Task directions: Reproduce from the records below, with no pictures, exactly the lines between the one containing "Write a Python" and the one containing "grid_x = [5, 15, 25, 35, 45, 55]", inclusive.

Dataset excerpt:
.....
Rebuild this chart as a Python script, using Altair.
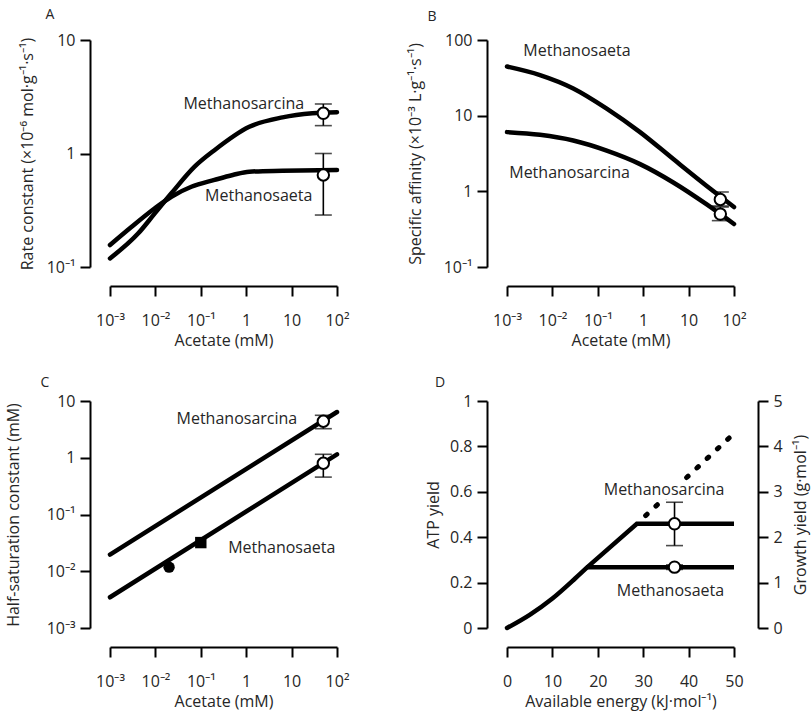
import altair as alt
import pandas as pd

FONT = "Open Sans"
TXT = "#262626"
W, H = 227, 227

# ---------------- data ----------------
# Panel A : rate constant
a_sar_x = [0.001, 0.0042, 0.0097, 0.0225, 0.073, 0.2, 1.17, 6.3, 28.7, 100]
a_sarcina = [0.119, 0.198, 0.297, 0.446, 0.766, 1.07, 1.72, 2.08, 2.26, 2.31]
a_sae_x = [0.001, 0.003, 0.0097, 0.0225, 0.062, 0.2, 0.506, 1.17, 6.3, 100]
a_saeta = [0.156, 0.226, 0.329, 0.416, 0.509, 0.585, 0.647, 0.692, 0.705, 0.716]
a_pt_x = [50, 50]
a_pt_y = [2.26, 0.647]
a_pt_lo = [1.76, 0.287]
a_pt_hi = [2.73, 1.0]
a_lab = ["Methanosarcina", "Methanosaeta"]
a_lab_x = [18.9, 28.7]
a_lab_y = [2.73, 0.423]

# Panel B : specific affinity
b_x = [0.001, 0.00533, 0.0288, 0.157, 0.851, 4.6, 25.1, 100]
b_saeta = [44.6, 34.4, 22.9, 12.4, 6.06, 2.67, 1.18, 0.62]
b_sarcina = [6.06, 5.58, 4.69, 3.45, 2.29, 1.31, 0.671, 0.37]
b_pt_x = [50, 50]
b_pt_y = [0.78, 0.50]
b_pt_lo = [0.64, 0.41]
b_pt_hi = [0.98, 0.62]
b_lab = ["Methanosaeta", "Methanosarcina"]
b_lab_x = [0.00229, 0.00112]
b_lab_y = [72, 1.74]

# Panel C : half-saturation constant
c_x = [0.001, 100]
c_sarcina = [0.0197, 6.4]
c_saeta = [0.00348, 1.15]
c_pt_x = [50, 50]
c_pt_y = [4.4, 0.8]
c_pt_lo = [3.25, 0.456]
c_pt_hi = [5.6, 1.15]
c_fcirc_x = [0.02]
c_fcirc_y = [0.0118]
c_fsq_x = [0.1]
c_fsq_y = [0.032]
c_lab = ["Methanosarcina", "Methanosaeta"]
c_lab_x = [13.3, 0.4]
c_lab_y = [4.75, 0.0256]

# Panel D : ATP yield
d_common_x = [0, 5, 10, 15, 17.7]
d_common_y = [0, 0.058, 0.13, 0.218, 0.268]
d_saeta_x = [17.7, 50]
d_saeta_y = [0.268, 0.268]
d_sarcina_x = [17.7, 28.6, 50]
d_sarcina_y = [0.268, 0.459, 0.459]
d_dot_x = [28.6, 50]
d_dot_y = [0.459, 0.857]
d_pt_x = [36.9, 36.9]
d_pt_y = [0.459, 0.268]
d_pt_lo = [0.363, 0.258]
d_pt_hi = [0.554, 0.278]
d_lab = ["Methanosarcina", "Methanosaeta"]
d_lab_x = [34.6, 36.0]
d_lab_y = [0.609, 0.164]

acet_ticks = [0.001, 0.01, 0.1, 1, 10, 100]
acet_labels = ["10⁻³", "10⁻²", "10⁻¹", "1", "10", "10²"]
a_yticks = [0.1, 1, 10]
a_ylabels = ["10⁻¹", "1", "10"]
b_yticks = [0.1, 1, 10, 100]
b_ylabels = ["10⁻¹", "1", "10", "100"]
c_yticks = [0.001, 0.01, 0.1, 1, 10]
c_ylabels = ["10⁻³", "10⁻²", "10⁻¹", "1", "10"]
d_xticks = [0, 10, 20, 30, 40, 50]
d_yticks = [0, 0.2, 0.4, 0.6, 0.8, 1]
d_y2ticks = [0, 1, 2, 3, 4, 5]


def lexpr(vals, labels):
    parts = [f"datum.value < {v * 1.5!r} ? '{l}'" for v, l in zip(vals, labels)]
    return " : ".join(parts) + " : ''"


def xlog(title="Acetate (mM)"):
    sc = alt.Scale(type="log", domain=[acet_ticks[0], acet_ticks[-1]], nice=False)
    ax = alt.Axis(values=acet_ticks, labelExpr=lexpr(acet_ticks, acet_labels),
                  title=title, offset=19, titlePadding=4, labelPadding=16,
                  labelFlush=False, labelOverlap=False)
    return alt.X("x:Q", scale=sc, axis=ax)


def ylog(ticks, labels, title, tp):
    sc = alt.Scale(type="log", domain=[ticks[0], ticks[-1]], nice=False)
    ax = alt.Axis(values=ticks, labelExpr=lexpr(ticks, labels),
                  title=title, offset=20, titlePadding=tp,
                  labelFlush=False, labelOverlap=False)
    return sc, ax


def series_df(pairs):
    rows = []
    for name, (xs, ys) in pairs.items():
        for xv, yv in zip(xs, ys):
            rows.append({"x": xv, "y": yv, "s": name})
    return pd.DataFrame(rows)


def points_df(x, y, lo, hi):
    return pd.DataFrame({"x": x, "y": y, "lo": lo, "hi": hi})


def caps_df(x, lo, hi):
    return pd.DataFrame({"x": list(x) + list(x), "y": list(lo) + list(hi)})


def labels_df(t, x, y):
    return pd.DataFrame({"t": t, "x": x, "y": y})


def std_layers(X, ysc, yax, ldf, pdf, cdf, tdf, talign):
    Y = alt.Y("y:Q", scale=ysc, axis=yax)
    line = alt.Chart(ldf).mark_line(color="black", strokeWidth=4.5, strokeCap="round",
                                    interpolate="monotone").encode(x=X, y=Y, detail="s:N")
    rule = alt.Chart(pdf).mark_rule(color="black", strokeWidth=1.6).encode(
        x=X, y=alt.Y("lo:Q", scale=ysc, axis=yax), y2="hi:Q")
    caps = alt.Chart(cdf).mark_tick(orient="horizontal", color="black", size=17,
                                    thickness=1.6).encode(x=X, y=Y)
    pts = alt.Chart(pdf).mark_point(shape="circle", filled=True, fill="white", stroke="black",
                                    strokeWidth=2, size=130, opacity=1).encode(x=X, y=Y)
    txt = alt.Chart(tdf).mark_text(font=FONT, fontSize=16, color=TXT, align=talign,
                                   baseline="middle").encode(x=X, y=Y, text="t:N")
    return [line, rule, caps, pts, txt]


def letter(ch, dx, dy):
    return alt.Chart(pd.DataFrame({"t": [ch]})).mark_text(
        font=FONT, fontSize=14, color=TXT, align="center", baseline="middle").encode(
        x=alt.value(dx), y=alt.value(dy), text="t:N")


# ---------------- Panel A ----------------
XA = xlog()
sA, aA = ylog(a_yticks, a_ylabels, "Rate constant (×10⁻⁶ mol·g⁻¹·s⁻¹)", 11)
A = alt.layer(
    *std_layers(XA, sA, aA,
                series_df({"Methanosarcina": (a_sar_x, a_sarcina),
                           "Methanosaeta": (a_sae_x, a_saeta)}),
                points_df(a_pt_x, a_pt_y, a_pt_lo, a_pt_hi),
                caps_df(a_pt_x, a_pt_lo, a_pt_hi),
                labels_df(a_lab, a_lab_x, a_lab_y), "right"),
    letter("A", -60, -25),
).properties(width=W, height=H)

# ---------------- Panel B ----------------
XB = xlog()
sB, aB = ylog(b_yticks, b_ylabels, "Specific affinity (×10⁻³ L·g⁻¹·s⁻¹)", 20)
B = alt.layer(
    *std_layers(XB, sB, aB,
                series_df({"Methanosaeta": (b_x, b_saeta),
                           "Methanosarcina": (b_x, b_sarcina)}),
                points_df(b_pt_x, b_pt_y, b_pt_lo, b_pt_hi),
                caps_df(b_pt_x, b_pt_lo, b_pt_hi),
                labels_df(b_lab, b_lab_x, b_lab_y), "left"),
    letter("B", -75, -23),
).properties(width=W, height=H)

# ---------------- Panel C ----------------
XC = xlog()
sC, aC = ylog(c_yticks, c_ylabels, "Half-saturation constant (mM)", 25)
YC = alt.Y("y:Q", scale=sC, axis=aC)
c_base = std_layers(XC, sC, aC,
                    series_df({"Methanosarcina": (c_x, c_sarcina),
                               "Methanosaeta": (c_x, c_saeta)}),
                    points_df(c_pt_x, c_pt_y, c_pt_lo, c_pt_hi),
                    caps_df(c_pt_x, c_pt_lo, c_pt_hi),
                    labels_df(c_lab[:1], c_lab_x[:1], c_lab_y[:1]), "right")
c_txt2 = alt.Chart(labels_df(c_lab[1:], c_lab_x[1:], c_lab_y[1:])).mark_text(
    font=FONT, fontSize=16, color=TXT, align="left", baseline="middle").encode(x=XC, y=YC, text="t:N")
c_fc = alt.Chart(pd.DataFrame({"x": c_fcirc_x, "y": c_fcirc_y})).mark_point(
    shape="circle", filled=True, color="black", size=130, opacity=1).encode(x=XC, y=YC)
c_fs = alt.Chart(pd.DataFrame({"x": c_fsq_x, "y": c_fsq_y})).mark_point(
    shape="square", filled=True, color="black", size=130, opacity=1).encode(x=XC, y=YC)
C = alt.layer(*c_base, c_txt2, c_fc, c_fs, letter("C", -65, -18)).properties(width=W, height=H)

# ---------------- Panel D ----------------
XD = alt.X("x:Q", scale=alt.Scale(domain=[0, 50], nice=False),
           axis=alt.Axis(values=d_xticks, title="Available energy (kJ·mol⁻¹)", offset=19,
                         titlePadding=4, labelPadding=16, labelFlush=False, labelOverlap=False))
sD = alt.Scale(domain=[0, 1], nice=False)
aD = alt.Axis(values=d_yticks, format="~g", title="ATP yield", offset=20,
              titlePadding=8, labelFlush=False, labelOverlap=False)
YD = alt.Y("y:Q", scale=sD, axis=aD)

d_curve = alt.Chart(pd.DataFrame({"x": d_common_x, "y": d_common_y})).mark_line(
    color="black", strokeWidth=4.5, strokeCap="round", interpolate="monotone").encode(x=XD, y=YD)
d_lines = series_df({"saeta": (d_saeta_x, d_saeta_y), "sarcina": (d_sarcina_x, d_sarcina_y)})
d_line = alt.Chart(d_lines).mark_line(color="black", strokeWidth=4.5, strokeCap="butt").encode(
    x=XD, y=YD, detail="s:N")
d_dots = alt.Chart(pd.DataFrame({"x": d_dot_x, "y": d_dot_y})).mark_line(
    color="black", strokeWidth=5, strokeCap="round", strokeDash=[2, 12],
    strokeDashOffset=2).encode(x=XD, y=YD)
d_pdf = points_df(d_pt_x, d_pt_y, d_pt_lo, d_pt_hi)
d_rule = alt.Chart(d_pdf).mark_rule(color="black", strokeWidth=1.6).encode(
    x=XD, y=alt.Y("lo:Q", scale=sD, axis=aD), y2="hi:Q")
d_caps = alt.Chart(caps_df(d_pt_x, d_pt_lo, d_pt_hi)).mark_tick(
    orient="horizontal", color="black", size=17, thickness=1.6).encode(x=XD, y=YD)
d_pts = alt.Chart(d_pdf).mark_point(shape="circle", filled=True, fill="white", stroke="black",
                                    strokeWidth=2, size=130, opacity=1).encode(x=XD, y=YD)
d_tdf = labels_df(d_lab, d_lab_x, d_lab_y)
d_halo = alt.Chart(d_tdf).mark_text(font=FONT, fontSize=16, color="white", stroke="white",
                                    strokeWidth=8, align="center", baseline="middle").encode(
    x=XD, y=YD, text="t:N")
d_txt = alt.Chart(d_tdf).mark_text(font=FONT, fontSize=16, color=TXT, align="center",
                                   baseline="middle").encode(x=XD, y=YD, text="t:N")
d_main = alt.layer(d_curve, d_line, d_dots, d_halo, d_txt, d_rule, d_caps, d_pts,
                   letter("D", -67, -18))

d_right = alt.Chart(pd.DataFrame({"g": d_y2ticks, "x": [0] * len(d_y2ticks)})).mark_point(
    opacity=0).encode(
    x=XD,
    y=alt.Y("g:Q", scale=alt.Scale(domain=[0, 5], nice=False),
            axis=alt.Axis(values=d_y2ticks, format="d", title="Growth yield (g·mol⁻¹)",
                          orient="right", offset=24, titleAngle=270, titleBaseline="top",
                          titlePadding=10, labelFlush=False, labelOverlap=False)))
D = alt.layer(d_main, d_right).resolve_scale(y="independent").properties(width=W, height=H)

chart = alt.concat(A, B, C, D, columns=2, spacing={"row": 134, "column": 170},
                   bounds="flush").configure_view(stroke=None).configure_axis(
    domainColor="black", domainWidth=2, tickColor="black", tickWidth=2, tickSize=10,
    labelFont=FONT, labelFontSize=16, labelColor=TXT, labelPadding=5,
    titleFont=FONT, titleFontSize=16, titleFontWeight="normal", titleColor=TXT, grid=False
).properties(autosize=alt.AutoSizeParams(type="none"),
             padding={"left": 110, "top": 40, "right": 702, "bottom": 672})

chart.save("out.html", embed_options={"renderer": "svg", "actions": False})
.....
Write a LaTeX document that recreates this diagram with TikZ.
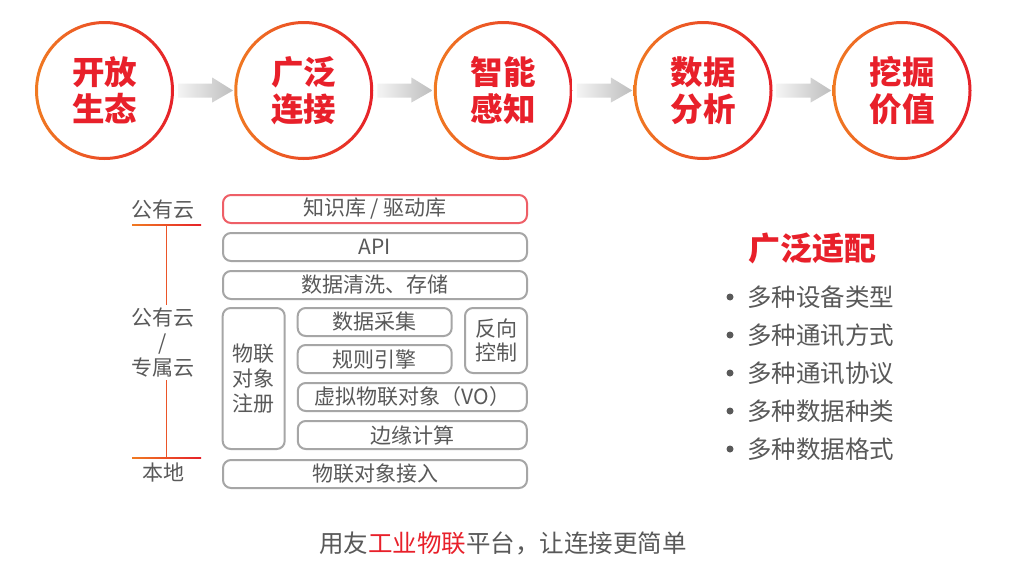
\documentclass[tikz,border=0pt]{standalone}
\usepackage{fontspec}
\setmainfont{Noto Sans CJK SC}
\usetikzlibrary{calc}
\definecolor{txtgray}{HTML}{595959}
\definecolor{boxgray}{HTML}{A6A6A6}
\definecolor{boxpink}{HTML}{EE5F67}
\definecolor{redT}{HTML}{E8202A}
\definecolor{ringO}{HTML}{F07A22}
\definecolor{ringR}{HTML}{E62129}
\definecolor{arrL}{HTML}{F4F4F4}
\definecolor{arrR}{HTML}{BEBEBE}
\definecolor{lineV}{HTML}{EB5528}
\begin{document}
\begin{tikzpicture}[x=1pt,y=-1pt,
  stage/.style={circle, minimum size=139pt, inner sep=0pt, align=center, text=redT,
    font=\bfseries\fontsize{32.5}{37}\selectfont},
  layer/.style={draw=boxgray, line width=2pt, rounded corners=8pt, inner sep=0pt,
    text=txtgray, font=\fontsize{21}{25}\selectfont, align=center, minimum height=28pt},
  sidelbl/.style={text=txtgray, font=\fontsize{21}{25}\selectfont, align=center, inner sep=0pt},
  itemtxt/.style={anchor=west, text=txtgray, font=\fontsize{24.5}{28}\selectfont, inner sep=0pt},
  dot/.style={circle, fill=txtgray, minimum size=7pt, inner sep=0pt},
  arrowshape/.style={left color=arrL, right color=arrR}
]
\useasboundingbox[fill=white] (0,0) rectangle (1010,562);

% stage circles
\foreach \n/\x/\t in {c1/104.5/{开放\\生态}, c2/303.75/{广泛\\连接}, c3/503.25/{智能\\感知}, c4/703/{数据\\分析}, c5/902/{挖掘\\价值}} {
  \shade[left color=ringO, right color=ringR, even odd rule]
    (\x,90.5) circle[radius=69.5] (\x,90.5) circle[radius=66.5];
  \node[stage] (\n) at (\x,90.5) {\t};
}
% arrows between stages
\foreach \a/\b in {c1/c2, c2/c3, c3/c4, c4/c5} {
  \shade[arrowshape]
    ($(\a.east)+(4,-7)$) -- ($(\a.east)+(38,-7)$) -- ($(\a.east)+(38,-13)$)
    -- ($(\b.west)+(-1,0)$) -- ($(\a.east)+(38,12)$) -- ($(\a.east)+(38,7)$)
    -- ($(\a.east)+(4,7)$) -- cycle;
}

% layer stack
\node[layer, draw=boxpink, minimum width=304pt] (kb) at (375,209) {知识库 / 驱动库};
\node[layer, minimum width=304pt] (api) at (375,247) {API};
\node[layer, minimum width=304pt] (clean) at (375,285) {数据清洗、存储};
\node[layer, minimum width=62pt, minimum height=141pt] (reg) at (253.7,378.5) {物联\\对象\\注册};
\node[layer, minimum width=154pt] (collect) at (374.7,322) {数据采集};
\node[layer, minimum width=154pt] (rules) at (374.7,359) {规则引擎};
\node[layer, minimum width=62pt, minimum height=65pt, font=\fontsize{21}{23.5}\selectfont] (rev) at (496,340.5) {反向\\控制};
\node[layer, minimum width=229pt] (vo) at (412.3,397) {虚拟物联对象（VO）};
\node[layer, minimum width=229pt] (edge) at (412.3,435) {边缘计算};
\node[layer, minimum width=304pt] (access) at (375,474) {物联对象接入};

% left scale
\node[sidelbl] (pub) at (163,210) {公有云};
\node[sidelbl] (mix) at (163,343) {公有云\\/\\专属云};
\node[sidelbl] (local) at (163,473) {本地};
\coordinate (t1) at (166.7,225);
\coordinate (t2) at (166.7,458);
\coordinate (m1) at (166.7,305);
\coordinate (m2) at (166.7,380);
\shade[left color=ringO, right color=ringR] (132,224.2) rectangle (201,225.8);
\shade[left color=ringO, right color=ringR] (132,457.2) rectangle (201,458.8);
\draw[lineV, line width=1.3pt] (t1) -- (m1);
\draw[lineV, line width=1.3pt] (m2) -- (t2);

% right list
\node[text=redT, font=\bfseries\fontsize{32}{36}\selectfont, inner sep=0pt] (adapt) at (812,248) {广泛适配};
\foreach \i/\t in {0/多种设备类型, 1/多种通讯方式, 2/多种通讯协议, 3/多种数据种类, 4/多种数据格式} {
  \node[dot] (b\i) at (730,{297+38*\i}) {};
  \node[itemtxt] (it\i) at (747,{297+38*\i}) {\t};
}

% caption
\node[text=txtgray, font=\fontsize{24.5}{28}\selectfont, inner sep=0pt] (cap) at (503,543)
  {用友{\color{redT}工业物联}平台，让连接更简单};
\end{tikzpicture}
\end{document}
.....
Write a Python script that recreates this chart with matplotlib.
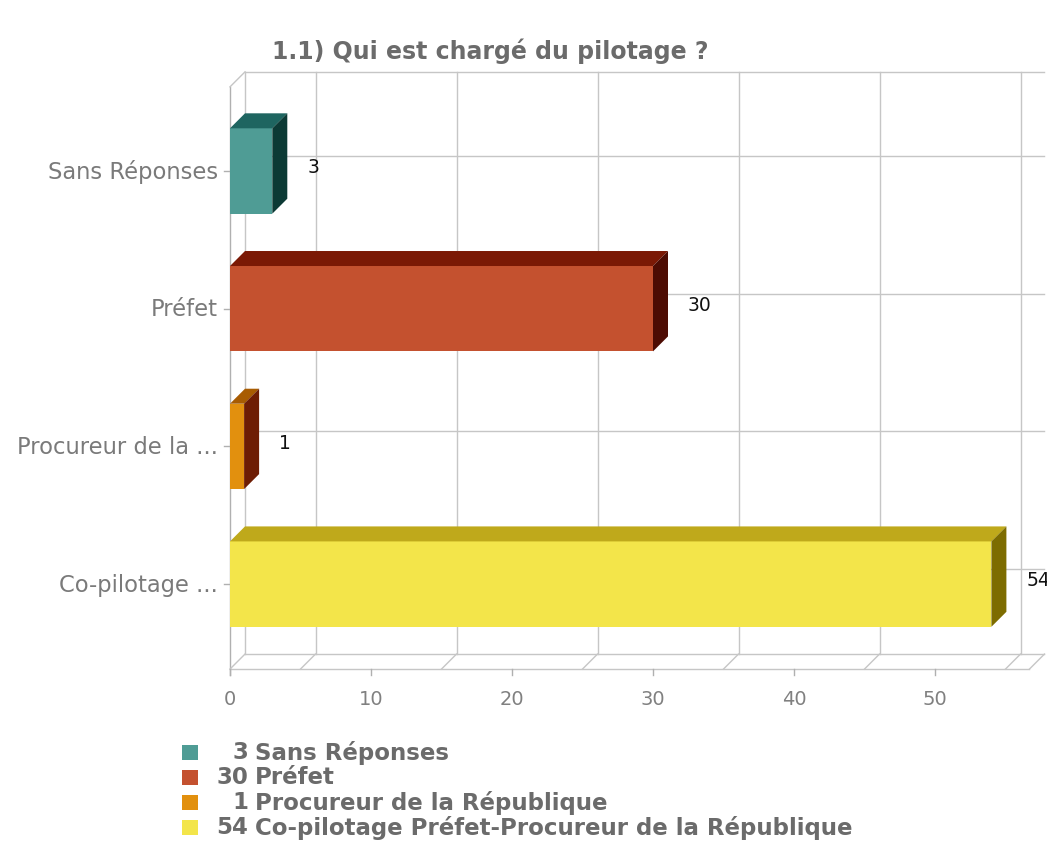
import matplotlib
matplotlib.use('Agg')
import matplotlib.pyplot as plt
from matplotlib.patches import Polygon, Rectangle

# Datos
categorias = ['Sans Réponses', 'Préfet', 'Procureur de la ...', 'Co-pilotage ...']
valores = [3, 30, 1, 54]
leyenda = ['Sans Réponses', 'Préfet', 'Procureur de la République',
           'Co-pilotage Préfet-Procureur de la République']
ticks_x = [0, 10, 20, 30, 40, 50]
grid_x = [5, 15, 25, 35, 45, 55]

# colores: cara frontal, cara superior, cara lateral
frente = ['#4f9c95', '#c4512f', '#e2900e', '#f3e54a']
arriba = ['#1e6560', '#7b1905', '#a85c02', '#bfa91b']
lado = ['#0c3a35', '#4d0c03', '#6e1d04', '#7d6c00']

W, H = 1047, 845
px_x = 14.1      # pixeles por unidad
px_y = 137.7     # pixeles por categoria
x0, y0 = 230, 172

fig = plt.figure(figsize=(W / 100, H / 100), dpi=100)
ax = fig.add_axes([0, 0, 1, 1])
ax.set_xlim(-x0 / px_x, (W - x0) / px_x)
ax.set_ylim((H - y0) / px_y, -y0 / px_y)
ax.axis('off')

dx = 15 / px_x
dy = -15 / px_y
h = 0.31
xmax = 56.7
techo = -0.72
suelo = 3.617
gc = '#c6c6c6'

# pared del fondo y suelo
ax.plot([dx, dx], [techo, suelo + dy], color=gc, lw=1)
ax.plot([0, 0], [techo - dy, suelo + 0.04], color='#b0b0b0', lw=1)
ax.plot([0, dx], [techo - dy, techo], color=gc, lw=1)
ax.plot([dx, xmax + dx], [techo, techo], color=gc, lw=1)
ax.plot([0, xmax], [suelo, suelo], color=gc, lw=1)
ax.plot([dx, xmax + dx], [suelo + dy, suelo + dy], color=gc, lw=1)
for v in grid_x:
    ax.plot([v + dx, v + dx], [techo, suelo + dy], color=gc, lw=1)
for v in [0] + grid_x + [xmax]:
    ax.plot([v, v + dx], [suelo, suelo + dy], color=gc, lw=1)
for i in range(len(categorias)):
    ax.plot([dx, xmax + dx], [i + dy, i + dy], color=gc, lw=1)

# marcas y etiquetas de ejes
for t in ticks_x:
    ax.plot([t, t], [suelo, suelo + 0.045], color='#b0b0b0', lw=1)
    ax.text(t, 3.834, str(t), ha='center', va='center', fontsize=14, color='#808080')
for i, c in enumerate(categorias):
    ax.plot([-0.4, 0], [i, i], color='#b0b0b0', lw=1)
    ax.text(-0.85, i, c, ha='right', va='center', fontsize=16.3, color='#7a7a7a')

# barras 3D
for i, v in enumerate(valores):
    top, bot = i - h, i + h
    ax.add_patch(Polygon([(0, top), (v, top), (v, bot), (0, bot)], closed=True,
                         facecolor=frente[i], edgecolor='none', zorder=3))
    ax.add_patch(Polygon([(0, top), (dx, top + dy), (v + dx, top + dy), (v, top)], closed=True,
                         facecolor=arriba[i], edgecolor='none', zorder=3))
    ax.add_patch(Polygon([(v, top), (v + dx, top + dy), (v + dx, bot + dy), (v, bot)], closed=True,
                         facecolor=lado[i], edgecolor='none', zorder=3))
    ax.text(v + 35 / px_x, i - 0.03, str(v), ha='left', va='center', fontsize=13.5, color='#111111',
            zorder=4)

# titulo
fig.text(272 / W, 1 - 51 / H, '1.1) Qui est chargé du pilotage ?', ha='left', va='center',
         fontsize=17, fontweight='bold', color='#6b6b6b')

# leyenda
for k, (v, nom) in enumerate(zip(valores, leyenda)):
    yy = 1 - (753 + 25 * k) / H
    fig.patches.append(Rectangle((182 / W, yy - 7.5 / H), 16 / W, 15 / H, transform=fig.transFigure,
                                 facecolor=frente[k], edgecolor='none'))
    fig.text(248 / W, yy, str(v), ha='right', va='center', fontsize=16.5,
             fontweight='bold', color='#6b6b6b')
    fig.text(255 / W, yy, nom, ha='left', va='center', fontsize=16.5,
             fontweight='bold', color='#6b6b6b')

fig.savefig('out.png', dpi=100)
.....
Answer to this exercise:
Write a Python script that recreates this chart with matplotlib.
import matplotlib
matplotlib.use('Agg')
import matplotlib.pyplot as plt
from matplotlib.patches import Polygon, Rectangle

# Datos
categorias = ['Sans Réponses', 'Préfet', 'Procureur de la ...', 'Co-pilotage ...']
valores = [3, 30, 1, 54]
leyenda = ['Sans Réponses', 'Préfet', 'Procureur de la République',
           'Co-pilotage Préfet-Procureur de la République']
ticks_x = [0, 10, 20, 30, 40, 50]
grid_x = [5, 15, 25, 35, 45, 55]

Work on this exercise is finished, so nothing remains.